The Arri ALEXA 65 shoots 6K and the LF is a 4.5K sensor. Rose shot 5.5K on the 65 to reduce the difference in resolution between the two.
“There was a wide portrait 50mm that I liked - sweet in the centre and softened out super quickly around the edges. Also a red-dot variant 80mm I fell in love with for the indescribable way it fell off and the way it flared. I wore it at every opportunity. You end up with a real voice in the lenses.”
He doesn’t like to bake in a hard look, preferring to remain true to the costumes, landscapes and interiors and exteriors of the heritage house locations.
“I don’t tend to lay over anything unauthentic. I always monitor with a very, very light touch rec.709 because I know I can shoot within that colour space know I can add a lot in post if needed. It means my neg is safe and I know I can hold my highlights and there’s plenty in the shadows.”
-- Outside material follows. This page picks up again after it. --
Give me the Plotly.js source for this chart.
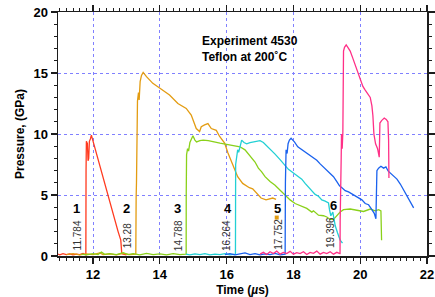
<!DOCTYPE html>
<html>
<head>
<meta charset="utf-8">
<script src="https://cdn.plot.ly/plotly-3.0.1.min.js"></script>
<style>html,body{margin:0;padding:0;background:#fff;}#chart{width:435px;height:297px;}</style>
</head>
<body>
<div id="chart"></div>
<script>
// ---- Data (time in µs, pressure in GPa) ----
const redX = [10.95,11.0,11.1,11.2,11.3,11.4,11.5,11.6,11.7,11.78,11.784,11.79,11.80,11.83,11.85,11.87,11.89,11.92,11.95,11.98,12.05,12.15,12.25,12.35,12.45,12.55,12.65,12.75,12.83,12.86,12.9,13.0];
const redY = [0.15,0.1,0.2,0.12,0.18,0.1,0.16,0.12,0.2,0.1,0.1,7.0,9.4,9.2,7.8,8.0,9.4,9.6,9.9,9.6,8.9,7.8,6.8,5.8,5.0,4.0,3.0,2.0,1.3,0.2,0.15,0.1];

const orangeX = [11.2,11.4,11.6,11.8,12.0,12.2,12.3,12.5,12.7,12.9,13.1,13.27,13.28,13.29,13.30,13.33,13.36,13.38,13.41,13.45,13.50,13.6,13.79,13.95,14.09,14.29,14.54,14.79,14.94,15.04,15.09,15.19,15.24,15.34,15.44,15.54,15.69,15.79,15.94,16.04,16.19,16.33,16.48,16.59,16.68,16.78,16.93,17.03,17.18,17.30,17.38,17.48];
const orangeY = [0.12,0.2,0.1,0.18,0.12,0.25,0.12,0.18,0.1,0.22,0.12,0.15,0.15,4.8,6.0,12.7,13.4,12.8,14.3,14.8,15.05,14.7,14.15,13.85,13.6,13.2,12.5,12.1,11.55,10.9,10.45,10.2,10.6,10.75,10.85,10.45,10.3,9.8,9.25,8.45,7.4,6.5,5.95,5.75,5.6,5.5,5.0,4.75,4.6,4.7,4.75,4.65];
const orangeDotX = [17.50];
const orangeDotY = [3.15];

const greenX = [11.65,11.8,12.0,12.15,12.25,12.35,12.5,12.7,12.9,13.05,13.2,13.4,13.6,13.8,14.0,14.2,14.4,14.6,14.78,14.788,14.79,14.80,14.83,14.86,14.90,14.99,15.05,15.10,15.2,15.3,15.45,15.6,15.8,16.0,16.2,16.4,16.55,16.7,16.85,16.95,17.05,17.15,17.3,17.45,17.6,17.75,17.9,18.05,18.2,18.4,18.55,18.6,18.75,18.9,19.0,19.1,19.2,19.3,19.4,19.5,19.7,19.9,20.1,20.3,20.45,20.55,20.62,20.64];
const greenY = [0.15,0.1,0.2,0.12,0.32,0.14,0.2,0.12,0.28,0.12,0.2,0.1,0.22,0.12,0.18,0.1,0.2,0.12,0.15,0.15,5.0,8.3,8.8,8.6,9.3,9.85,9.5,9.35,9.45,9.5,9.45,9.35,9.25,9.15,9.05,8.95,8.7,8.2,7.7,7.2,6.9,6.5,6.1,5.8,5.4,5.0,4.6,4.3,4.1,3.9,3.6,3.7,3.35,3.3,3.2,3.0,3.0,3.3,3.6,3.8,3.85,3.75,3.65,3.85,3.7,3.8,3.7,1.3];

const cyanX = [14.78,14.9,15.05,15.2,15.35,15.5,15.65,15.8,15.95,16.1,16.25,16.264,16.27,16.30,16.33,16.36,16.42,16.45,16.52,16.6,16.7,16.8,16.9,17.0,17.1,17.2,17.3,17.45,17.6,17.7,17.85,18.0,18.1,18.25,18.35,18.45,18.55,18.65,18.75,18.85,18.95,19.05,19.08,19.12,19.18,19.25,19.32,19.40,19.47];
const cyanY = [0.15,0.1,0.18,0.12,0.2,0.1,0.16,0.12,0.2,0.1,0.15,0.15,7.5,8.4,8.7,8.5,9.3,9.5,9.3,9.2,9.3,9.35,9.4,9.45,9.3,9.05,8.8,8.35,7.9,7.55,7.1,6.8,6.6,6.3,5.95,5.65,5.35,5.05,4.9,4.6,4.5,4.35,3.8,3.3,3.6,2.5,1.9,1.3,1.05];

const blueX = [15.95,16.1,16.25,16.4,16.55,16.7,16.85,17.0,17.15,17.3,17.45,17.6,17.74,17.752,17.76,17.78,17.81,17.84,17.88,17.93,17.98,18.03,18.13,18.28,18.4,18.5,18.6,18.7,18.8,18.9,19.0,19.1,19.2,19.3,19.38,19.47,19.55,19.65,19.75,19.85,19.95,20.05,20.15,20.25,20.35,20.42,20.47,20.48,20.50,20.55,20.62,20.7,20.77,20.84,20.92,21.0,21.1,21.2,21.3,21.4,21.5,21.6];
const blueY = [0.12,0.2,0.1,0.18,0.25,0.12,0.2,0.1,0.18,0.12,0.22,0.1,0.15,0.15,6.0,8.7,8.4,9.2,9.5,9.65,9.5,9.35,8.95,8.65,8.4,8.25,8.0,7.85,7.55,7.3,7.0,6.75,6.5,6.1,5.75,5.55,5.35,5.25,5.1,4.95,4.75,4.6,4.3,4.2,3.8,3.5,3.05,5.0,7.0,7.2,7.35,7.2,7.3,6.95,6.75,6.5,6.3,5.9,5.4,4.95,4.45,3.95];

const pinkX = [17.0,17.1,17.2,17.3,17.4,17.5,17.6,17.7,17.8,17.9,18.0,18.1,18.2,18.3,18.4,18.5,18.6,18.7,18.8,18.9,19.0,19.1,19.2,19.3,19.39,19.396,19.40,19.41,19.43,19.44,19.46,19.48,19.50,19.53,19.58,19.63,19.70,19.78,19.85,19.93,20.00,20.08,20.15,20.22,20.30,20.35,20.38,20.41,20.46,20.52,20.55,20.57,20.59,20.64,20.72,20.78,20.83,20.85,20.86];
const pinkY = [0.15,0.3,0.12,0.35,0.2,0.4,0.15,0.3,0.2,0.38,0.15,0.28,0.2,0.35,0.12,0.3,0.22,0.4,0.15,0.3,0.2,0.35,0.15,0.3,0.2,0.2,3.0,7.0,8.0,10.0,8.8,10.1,16.8,17.1,17.3,17.1,16.8,16.2,15.7,15.1,14.6,13.9,13.6,13.3,13.0,12.3,11.5,10.0,9.2,8.8,8.5,8.1,10.9,11.1,11.3,11.2,11.0,9.5,6.4];

const shotLabels = ["1","2","3","4","5","6"];
const shotLabelX = [11.50,13.00,14.54,16.04,17.51,19.20];
const shotLabelY = [3.93,3.93,3.93,3.93,3.93,4.1];
const arrivalText = ["11.784","13.28","14.788","16.264","17.752","19.396"];
const arrivalX = [11.53,13.03,14.54,15.98,17.53,19.11];
const arrivalY = [1.72,1.65,1.7,1.72,1.8,1.93];

// ---- Styles ----
const FONT = "Arial";
const AXC = "#1c1c1c";
const colors = {red:"#ff3a1f", orange:"#e39c12", green:"#8ad11a", cyan:"#22d0d4", blue:"#1a62ee", pink:"#ff3087"};
const lw = 1.3;

function line(x, y, c) {
  return {x:x, y:y, type:"scatter", mode:"lines", line:{color:c, width:lw}, showlegend:false};
}

const traces = [
  line(redX, redY, colors.red),
  line(orangeX, orangeY, colors.orange),
  {x:orangeDotX, y:orangeDotY, type:"scatter", mode:"markers", marker:{symbol:"square", size:4, color:colors.orange}, showlegend:false},
  line(greenX, greenY, colors.green),
  line(cyanX, cyanY, colors.cyan),
  line(blueX, blueY, colors.blue),
  line(pinkX, pinkY, colors.pink)
];

const annotations = [];
shotLabels.forEach((t, i) => {
  annotations.push({x:shotLabelX[i], y:shotLabelY[i], xref:"x", yref:"y", text:"<b>"+t+"</b>", showarrow:false,
    font:{family:FONT, size:13, color:"#000"}});
});
arrivalText.forEach((t, i) => {
  annotations.push({x:arrivalX[i], y:arrivalY[i], xref:"x", yref:"y", text:t, showarrow:false, textangle:-90,
    font:{family:FONT, size:10, color:"#333"}});
});
annotations.push({x:15.19, y:18.4, xref:"x", yref:"y", xanchor:"left", yanchor:"top", align:"left", showarrow:false,
  text:"<b>Experiment 4530<br>Teflon at 200˚C</b>", font:{family:FONT, size:12, color:"#000"}});

function axisStyle(dtick, minorDtick) {
  return {
    showline:true, linewidth:1.5, linecolor:AXC, mirror:"ticks",
    ticks:"outside", ticklen:6, tickwidth:1.2, tickcolor:AXC, dtick:dtick, tick0:0,
    minor:{ticks:"outside", dtick:minorDtick, ticklen:3, tickwidth:1, tickcolor:AXC, showgrid:false},
    showgrid:true, gridcolor:"#8080ff", griddash:"dot", gridwidth:1, zeroline:false,
    tickfont:{family:FONT, size:13, weight:"bold", color:"#000"}
  };
}

const layout = {
  width:435, height:297,
  margin:{l:58, r:8, t:12, b:41},
  xaxis:Object.assign(axisStyle(2, 0.2), {range:[10.95,22],
    title:{text:"<b>Time (<i>µ</i>s)</b>", font:{family:FONT, size:12, color:"#000"}}}),
  yaxis:Object.assign(axisStyle(5, 1), {range:[0,20],
    title:{text:"<b>Pressure, (GPa)</b>", font:{family:FONT, size:12, color:"#000"}}}),
  annotations:annotations,
  showlegend:false
};

Plotly.newPlot("chart", traces, layout, {staticPlot:true}).then(function (gd) {
  // re-apply axis styling once everything is in place
  return Plotly.relayout(gd, {
    "xaxis.showline":true, "xaxis.mirror":"ticks", "xaxis.ticks":"outside", "xaxis.linecolor":AXC, "xaxis.tickcolor":AXC,
    "yaxis.showline":true, "yaxis.mirror":"ticks", "yaxis.ticks":"outside", "yaxis.linecolor":AXC, "yaxis.tickcolor":AXC
  });
});
</script>
</body>
</html>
‘Last night I dreamt I went to Manderley again’ is one of the most evocative lines in literature. If ever there was location as character it is this. But with so many of England’s most famous estates having been featured in numerous productions over the years, the task of making Manderley seem new and never-before-seen was tricky. Production Designer Sarah Greenwood designed a composite of eight different country houses and estates, including Cranborne Manor (Wiltshire), Hatfield House (Hertfordshire), Mapperton House (Dorset), and Osterley House (Isleworth).
“Manderley had to be mysterious behemoth of a house that no-one could begin to make sense of,” says Rose. “It made it a little difficult to track shots because we had to Frankenstein someone’s movements. The actor walks about out of a room in one place and into a room in a different location but nobody will have the blindest idea.”
Rebecca’s own boudoir is a “fantastical, fantasy space” with higher ceilings, more gothic the rest of the house, decorated with art deco, dark wood and silver and tarnished mirrors. “It’s dreamy and ethereal,” he says.
Wheatley’s upcoming projects include Tomb Raider 2 with Alicia Vikander.